ThatGeoGuy|3 years ago
I don't disagree! The notion of state vs. time snapshots in terms of the mental model seems like it might be missing something small but sounds mostly on the mark? E.g. in dynamic languages my REPL is more of a debugger than any actual debugger could be.
> * I don't actually know if there are programming practices that center around managing moments in time. I can't even think how that would work, but I would be very interested to know if there are any :)
I think this depends on how you abstract control flow. Actor model comes to mind, as Smalltalk really doesn't have this notion of "time" in the same way. You debug live in such a system, and "time" is more a matter of what abstraction sent or received something (and as such may have failed). Similar arguments could be made for conditions / restarts in Lisp, perhaps even more strongly, since you can manage errors through conditions and then restart code (going back in time, so to speak) in a sort of live-debugging way. Not sure it measures quite to the degree you were asking, but that's the first thing that comes to mind.
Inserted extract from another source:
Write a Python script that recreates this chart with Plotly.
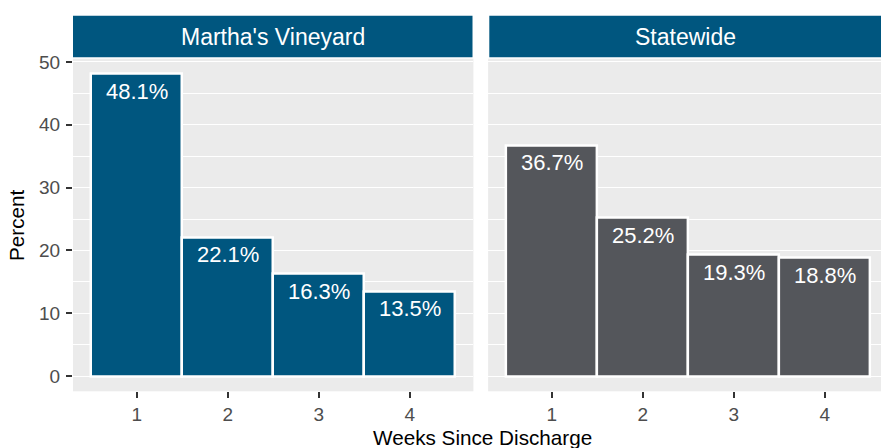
import plotly.graph_objects as go

weeks = [1, 2, 3, 4]
mv_values = [48.1, 22.1, 16.3, 13.5]
sw_values = [36.7, 25.2, 19.3, 18.8]
panels = ["Martha's Vineyard", "Statewide"]
y_ticks = [0, 10, 20, 30, 40, 50]

W, H = 881, 448
BLUE = "#00567F"
GRAY = "#54565B"
FONT = "Liberation Sans, Arial, sans-serif"

# pixel geometry
p1_x0, p1_x1 = 73.0, 473.4
p2_x0, p2_x1 = 488.1, 881.0
py0, py1 = 52.5, 390.4   # top, bottom
strip_y0, strip_y1 = 9.0, 51.0

px_per_unit = (p1_x1 - p1_x0) / 4.4
x2_max = 0.3 + (p2_x1 - p2_x0) / px_per_unit

ymax = max(mv_values + sw_values)
pad = 0.05 * ymax

def px(x):
    return x / W

def py(y):
    return 1 - y / H

fig = go.Figure()
for vals, color, xa, ya in [(mv_values, BLUE, "x", "y"), (sw_values, GRAY, "x2", "y2")]:
    fig.add_trace(go.Bar(
        x=weeks, y=vals, width=1.0, marker=dict(color=color, line=dict(color="white", width=2.5)),
        xaxis=xa, yaxis=ya, showlegend=False, hoverinfo="skip"))
    for w, v in zip(weeks, vals):
        fig.add_annotation(x=w, y=v, xref=xa, yref=ya, text=f"{v:.1f}%", showarrow=False,
                           yanchor="top", yshift=-3, font=dict(family=FONT, size=22, color="white"))

axis_common = dict(showline=False, zeroline=False, ticks="outside", ticklen=6, tickwidth=2,
                   tickcolor="#333333", tickfont=dict(family=FONT, size=19, color="#4D4D4D"))

fig.update_layout(
    width=W, height=H, autosize=False,
    margin=dict(l=0, r=0, t=0, b=0),
    paper_bgcolor="white", plot_bgcolor="#EBEBEB",
    bargap=0,
    xaxis=dict(domain=[px(p1_x0), px(p1_x1)], range=[0.3, 4.7], tickvals=weeks,
               showgrid=False, anchor="y", **axis_common),
    xaxis2=dict(domain=[px(p2_x0), px(p2_x1)], range=[0.3, x2_max], tickvals=weeks,
                showgrid=False, anchor="y2", **axis_common),
    yaxis=dict(domain=[py(py1), py(py0)], range=[-pad, ymax + pad], tickvals=y_ticks,
               showgrid=True, gridcolor="white", gridwidth=1.4, anchor="x",
               ticklabelstandoff=2,
               minor=dict(dtick=5, tick0=0, showgrid=True, gridcolor="white", gridwidth=0.7),
               **axis_common),
    yaxis2=dict(domain=[py(py1), py(py0)], range=[-pad, ymax + pad], tickvals=y_ticks,
                showgrid=True, gridcolor="white", gridwidth=1.4, anchor="x2",
                showticklabels=False, ticks="", showline=False, zeroline=False,
                minor=dict(dtick=5, tick0=0, showgrid=True, gridcolor="white", gridwidth=0.7)),
)

# facet strips
for name, x0, x1 in [(panels[0], p1_x0, 472.5), (panels[1], 489.3, p2_x1)]:
    fig.add_shape(type="rect", xref="paper", yref="paper", x0=px(x0), x1=px(x1),
                  y0=py(strip_y1), y1=py(strip_y0), fillcolor=BLUE, line=dict(width=0), layer="above")
    fig.add_annotation(xref="paper", yref="paper", x=px((x0 + x1) / 2), y=py((strip_y0 + strip_y1) / 2),
                       text=name, showarrow=False, xanchor="center", yanchor="middle",
                       font=dict(family=FONT, size=23, color="white"))

# axis titles
fig.add_annotation(xref="paper", yref="paper", x=px(17), y=py((py0 + py1) / 2), text="Percent",
                   textangle=-90, showarrow=False, xanchor="center", yanchor="middle",
                   font=dict(family=FONT, size=20.7, color="black"))
fig.add_annotation(xref="paper", yref="paper", x=px(482), y=py(437), text="Weeks Since Discharge",
                   showarrow=False, xanchor="center", yanchor="middle",
                   font=dict(family=FONT, size=20.7, color="black"))

fig.write_html(
    "out.html",
    config={"displayModeBar": False},
    post_script="document.body.style.margin='0';document.body.style.overflow='hidden';",
)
Another thing is the movement towards async-await / cooperative coordination in programs. Even if you ignore concurrency, designing code in a way that coroutines cooperatively yield to one another (e.g. generators in Python) helps sort this out too. Basically, you make "time" in a program a function of control flow, and do that by forcing an abstraction where you explicitly yield control in the program. This relates to both the actor model and conditions / restarts in Lisp, so I feel like I'm pulling on the same train of thought there.